Il regista e Vincenzo Minnelli, molto somiglianti
Rosa assomiglia molto allo zio Vincente, così come un sosia sembra un altro Vincenzo, figlio di Michele, conosciuto come “u cinisi”, che ha recitato in “I migliori nani della nostra vita” e “Signò Belluscone”. Un ulteriore Vincenzo, nipote di Rosa e di cognome Navarra, tutt’oggi lavora alla fotografia con Daniele Ciprì che ha per lui parole di elogio avendolo in sostanza scoperto e cresciuto: «Io e Franco Maresco lo abbiamo voluto come attore in “Loro di Palermo”, poi è rimasto a lavorare con me. Ha la passione per il cinema e anche molto talento. Si vede che ha il sangue del regista e dell’attrice di cui dice di essere parente». Vincenzo non nega la parentela: «Quando si tenne il concerto io ero fuori Palermo, ma mi dissero che venne organizzato un ricevimento tutto per Liza. Al ritorno vidi molti venire a bussare a casa presentandosi come parenti nostri e della cantante». 
Daniele Ciprì
Non ci fu un Minnelli che insomma non si fece avanti, sicché Liza si fece perentoriamente indietro, rilasciando a poche ore dal concerto una dichiarazione altrettanto tranchant: «Sono molto toccata dalla povertà dei miei parenti, ma voglio subito precisare che di fratelli palermitani mio padre non ne aveva affatto. Mio padre Vincente è nato a Chicago nel 1909 ed era figlio di un americano. Sono stati i miei trisavoli a partire da Palermo. Comunque io sono siciliana, questa è la mia terra e nessuno di voi può riuscire a comprendere quello che sento». Quello che sentì davvero fu di restare risolutamente sul palco ai piedi del quale mancò la cugina Rosa perché non trovò un mezzo per andare così lontano da casa. E anche quando l’avesse trovato, le sarebbe stato proprio difficile documentare la sua parentela solo mostrando la sua impressionante somiglianza al padre e a lei.
Franco Maresco
Il ricongiungimento mancato ha ad ogni modo sollecitato l’immaginazione di Franco Maresco che agli inizi di quest’anno ha annunciato a Repubblica un film dal titolo “Vicé” dedicato proprio a Liza e al suo gran rifiuto: «L’ho dovuto mollare per mancanza di fondi, ma l’idea continua a piacermi: un cugino che di fronte al no della diva mette su una scuola da ballo a Borgo Vecchio reclutando la povera gente del quartiere per allestire un musical da portare negli Usa nella speranza che lo veda la Minnelli. Che avrei visto nel film come Santa Rosalia, un’evocazione. Secondo me ha ragione lei a dire che emigrarono i trisavoli. Mi risulta infatti che il primo Minnelli andò via dopo i moti del 1848. E sempre secondo me Liza non incontrò i parenti perché qualcuno glielo sconsigliò». Questo qualcuno non poté parlare all’orecchio di Liza che a Montecarlo. E dev’essersi trattato di qualcuno bene al corrente della situazione palermitana e consapevole che sarebbe stato meglio per lei apparire biasimabile che non impresentabile. 

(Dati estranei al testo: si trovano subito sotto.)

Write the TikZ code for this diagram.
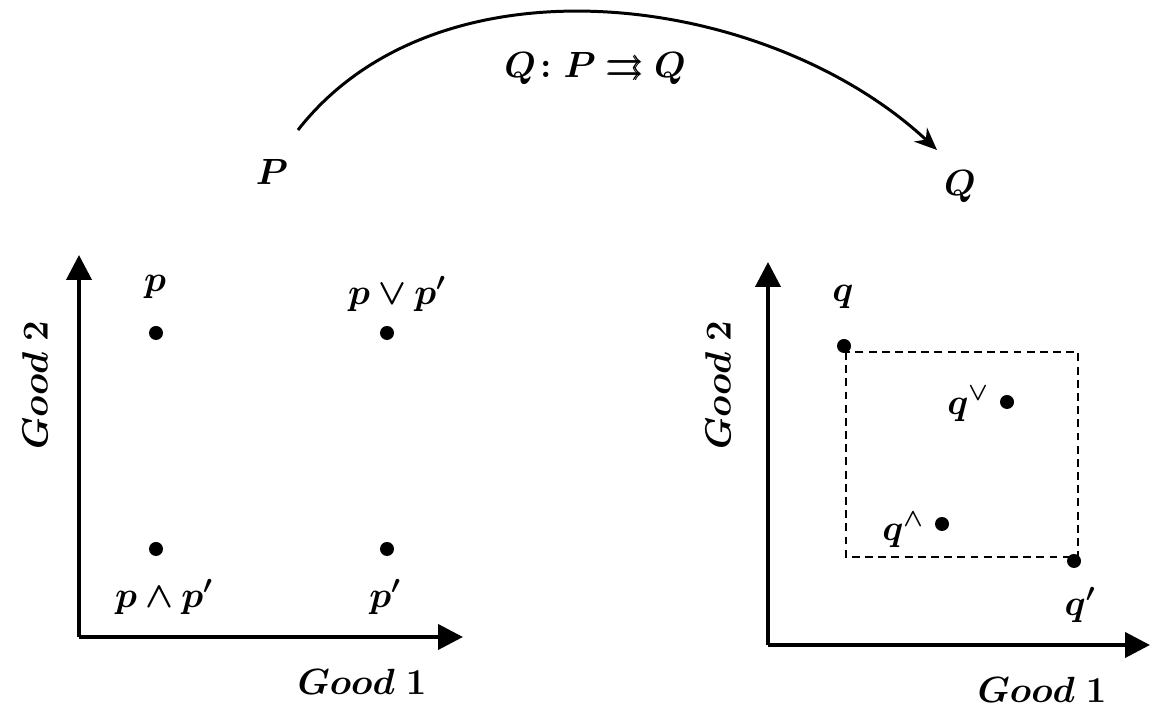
\documentclass[tikz,border=0pt]{standalone}
\usepackage{amsmath,amssymb,bm}
\usetikzlibrary{arrows.meta,positioning}

\begin{document}
\begin{tikzpicture}
\tikzstyle{axis}=[line width=2.3pt,-{Triangle[length=0.5cm,width=0.5cm]}]
\tikzstyle{dot}=[circle,fill,inner sep=0pt,minimum size=0.28cm]
\tikzstyle{lbl}=[font=\huge,inner sep=1pt]
\tikzstyle{box}=[line width=1.1pt,dash pattern=on 4.5pt off 3pt]

\useasboundingbox (0,0) rectangle (23.26,14.3);

% the map from P to Q
\coordinate (from) at (5.96,11.70);
\coordinate (to) at (18.74,11.30);
\draw [line width=1.7pt,-{Stealth[length=0.45cm,width=0.38cm]}] (from) to[out=52,in=137,looseness=0.92] (to);
\node (map) [lbl] at (11.90,12.94) {$\bm{Q\colon P \rightrightarrows Q}$};
\node (P) [lbl] at (5.44,10.86) {$\bm{P}$};
\node (Q) [lbl] at (19.20,10.56) {$\bm{Q}$};

% left panel
\coordinate (O1) at (1.58,1.56);
\coordinate (Y1) at (1.58,9.20);
\coordinate (X1) at (9.26,1.56);
\draw [axis] (O1) -- (Y1);
\draw [axis] (O1) -- (X1);
\node (g2a) [lbl,rotate=90] at (0.70,6.60) {$\bm{Good\ 2}$};
\node (g1a) [lbl] at (7.24,0.66) {$\bm{Good\ 1}$};

\node (p) [dot] at (3.12,7.64) {};
\node (pv) [dot] at (7.74,7.64) {};
\node (pw) [dot] at (3.12,3.32) {};
\node (pp) [dot] at (7.74,3.32) {};
\node [lbl] at (3.10,8.56) {$\bm{p}$};
\node [lbl] at (7.94,8.42) {$\bm{p\vee p'}$};
\node [lbl] at (3.28,2.36) {$\bm{p\wedge p'}$};
\node [lbl] at (7.70,2.36) {$\bm{p'}$};

% right panel
\coordinate (O2) at (15.36,1.40);
\coordinate (Y2) at (15.36,9.06);
\coordinate (X2) at (23.00,1.40);
\draw [axis] (O2) -- (Y2);
\draw [axis] (O2) -- (X2);
\node (g2b) [lbl,rotate=90] at (14.36,6.60) {$\bm{Good\ 2}$};
\node (g1b) [lbl] at (20.84,0.50) {$\bm{Good\ 1}$};

\draw [box] (16.92,7.26) rectangle (21.56,3.16);
\node (q) [dot] at (16.88,7.38) {};
\node (qq) [dot] at (21.48,3.08) {};
\node (qv) [dot] at (20.14,6.26) {};
\node (qw) [dot] at (18.84,3.82) {};
\node [lbl] at (16.86,8.36) {$\bm{q}$};
\node [lbl] at (21.60,2.20) {$\bm{q'}$};
\node [lbl] at (19.36,6.22) {$\bm{q^{\vee}}$};
\node [lbl] at (18.06,3.70) {$\bm{q^{\wedge}}$};

\end{tikzpicture}
\end{document}
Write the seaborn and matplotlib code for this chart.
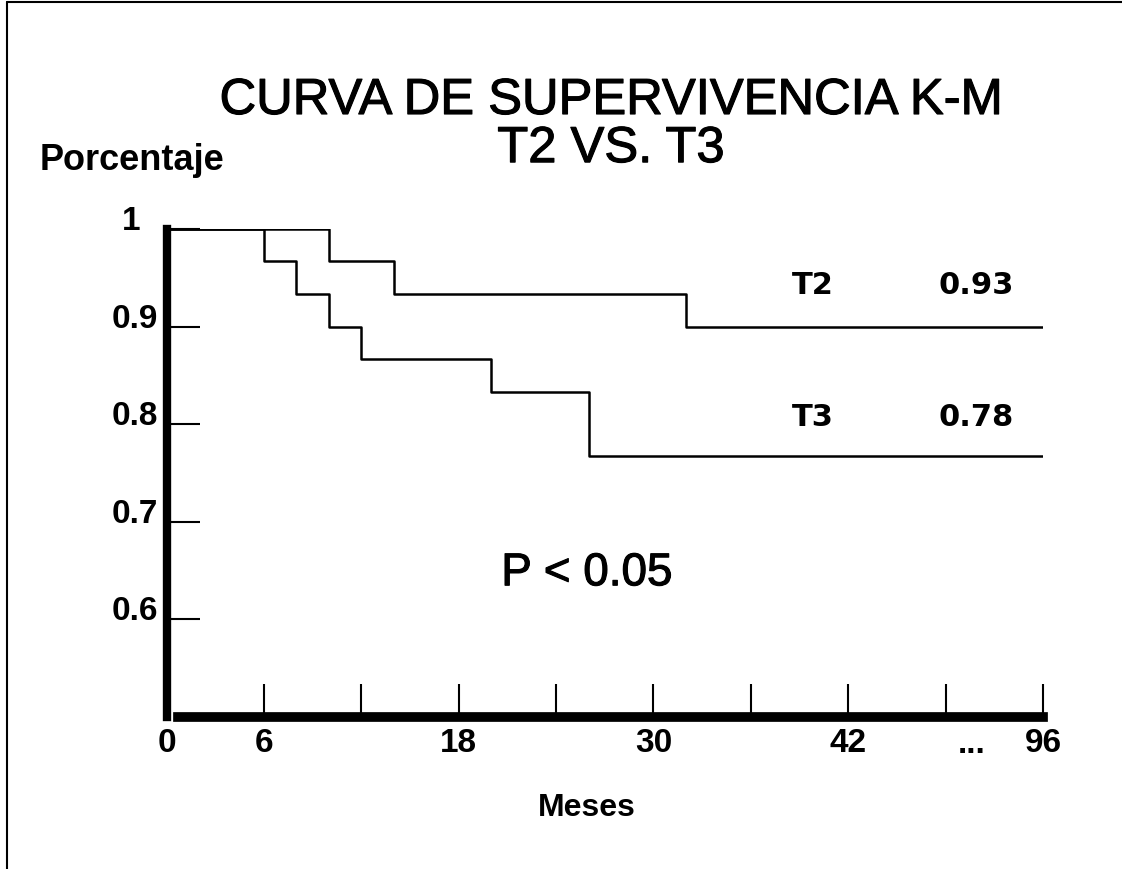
import matplotlib
matplotlib.use('Agg')
import matplotlib.pyplot as plt
import matplotlib.transforms as mtransforms
import matplotlib.patheffects as pe
from matplotlib import font_manager
from matplotlib.lines import Line2D
import seaborn as sns
import pandas as pd

# valores (meses, supervivencia acumulada)
t2_meses = [0, 10, 14, 32, 96]
t2_surv = [1.0, 0.967, 0.933, 0.900, 0.900]
t3_meses = [0, 6, 8, 10, 12, 20, 26, 96]
t3_surv = [1.0, 0.967, 0.933, 0.900, 0.867, 0.833, 0.767, 0.767]

grupos = ['T2', 'T3']
surv_final = ['0.93', '0.78']

x_ticks = [0, 6, 12, 18, 24, 30, 36, 42, 48, 96]
x_labels = ['0', '6', '', '18', '', '30', '', '42', '', '96']
y_ticks = [0.6, 0.7, 0.8, 0.9, 1.0]
y_labels = ['0.6', '0.7', '0.8', '0.9', '1']


def eje_x(t):
    # eje cortado: despues de 48 meses salta directo a 96
    return t if t <= 48 else 54


def hay_fuente(nombre):
    try:
        font_manager.findfont(nombre, fallback_to_default=False)
        return True
    except ValueError:
        return False


df = pd.concat([
    pd.DataFrame({'grupo': 'T2', 'meses': t2_meses, 'surv': t2_surv}),
    pd.DataFrame({'grupo': 'T3', 'meses': t3_meses, 'surv': t3_surv}),
])
df['pos'] = df['meses'].map(eje_x)

sns.set_style('white')
plt.rcParams['font.family'] = ['Liberation Sans', 'DejaVu Sans']
plt.rcParams['text.color'] = 'black'
plt.rcParams['axes.labelcolor'] = 'black'
plt.rcParams['xtick.color'] = 'black'
plt.rcParams['ytick.color'] = 'black'

fig = plt.figure(figsize=(11.22, 8.7), dpi=100)
ax = fig.add_axes([166.5 / 1122, 1 - 718 / 870, (1043 - 166.5) / 1122, (718 - 230) / 870])

sns.lineplot(data=df, x='pos', y='surv', hue='grupo', estimator=None,
             palette={'T2': 'black', 'T3': 'black'}, legend=False,
             drawstyle='steps-post', linewidth=1.8, ax=ax)

ax.set_xlim(0, 54)
ax.set_ylim(0.5, 1.0)
sns.despine(ax=ax)
ax.spines['left'].set_linewidth(6)
ax.spines['bottom'].set_linewidth(7)
ax.spines['left'].set_color('black')
ax.spines['bottom'].set_color('black')
ax.spines['bottom'].set_bounds(0.7, 54)

ax.set_xticks([eje_x(t) for t in x_ticks])
ax.set_xticklabels(x_labels)
ax.set_yticks(y_ticks)
ax.set_yticklabels(y_labels)
ax.tick_params(axis='x', bottom=True, direction='in', length=24, width=1.5, pad=7,
               labelsize=24, colors='black')
ax.tick_params(axis='y', left=True, direction='in', length=24, width=1.5, pad=6,
               labelsize=24, colors='black')
for lab in ax.get_xticklabels() + ax.get_yticklabels():
    lab.set_fontweight('bold')
subir = mtransforms.ScaledTranslation(0, 8.6 / 72, fig.dpi_scale_trans)
for lab in ax.get_yticklabels():
    lab.set_transform(lab.get_transform() + subir)
uno = mtransforms.ScaledTranslation(-13 / 72, 0, fig.dpi_scale_trans)
ax.get_yticklabels()[-1].set_transform(ax.get_yticklabels()[-1].get_transform() + uno)

ax.set_xlabel('')
ax.set_ylabel('')

# puntos suspensivos antes del 96
trans = mtransforms.blended_transform_factory(ax.transData, ax.transAxes)
ax.text(49.6, -0.0717, '...', transform=trans, ha='center', va='baseline',
        fontsize=24, fontweight='bold', clip_on=False)

# etiquetas de los grupos
ax.text(39.8, 0.934, grupos[0], ha='center', va='baseline', fontsize=22,
        fontweight='bold', family='DejaVu Sans')
ax.text(49.9, 0.934, surv_final[0], ha='center', va='baseline', fontsize=22,
        fontweight='bold', family='DejaVu Sans')
ax.text(39.8, 0.799, grupos[1], ha='center', va='baseline', fontsize=22,
        fontweight='bold', family='DejaVu Sans')
ax.text(49.9, 0.799, surv_final[1], ha='center', va='baseline', fontsize=22,
        fontweight='bold', family='DejaVu Sans')

grueso = [pe.withStroke(linewidth=0.8, foreground='black')]
ax.text(25.9, 0.635, 'P < 0.05', ha='center', va='baseline', fontsize=33,
        path_effects=grueso)

# titulo
if hay_fuente('Liberation Sans Narrow'):
    fam_tit, tam_tit = ['Liberation Sans Narrow', 'Liberation Sans'], 44
else:
    fam_tit, tam_tit = ['Liberation Sans'], 36.5
fig.text(0.5446, 0.8678, 'CURVA DE SUPERVIVENCIA K-M', ha='center', va='baseline',
         fontsize=tam_tit, family=fam_tit, path_effects=grueso)
fig.text(0.5446, 0.8125, 'T2 VS. T3', ha='center', va='baseline',
         fontsize=tam_tit, family=fam_tit, path_effects=grueso)

fig.text(0.0357, 0.8046, 'Porcentaje', ha='left', va='baseline',
         fontsize=26, fontweight='bold')
fig.text(0.523, 0.062, 'Meses', ha='center', va='baseline',
         fontsize=23, fontweight='bold')

# marco de la diapositiva (arriba e izquierda)
fig.add_artist(Line2D([0.006, 1.0], [0.997, 0.997], color='black', lw=1.5,
                      transform=fig.transFigure))
fig.add_artist(Line2D([0.006, 0.006], [0.0, 0.997], color='black', lw=1.5,
                      transform=fig.transFigure))

fig.savefig('out.png', dpi=100, facecolor='white')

Sennonché Palermo comprese e dimenticò. E mentre Maresco pensa tutt’oggi di volgere il suo film in una pièce teatrale, il Comune lo scorso Natale ha intanto portato ai Cantieri della Zisa la versione restaurata del più grande musical di tutti i tempi, “Un americano a Parigi”, regia di quel gran maestro che fu Vincente Minnelli, fantasista anche nell’arte di mischiare l’anagrafe.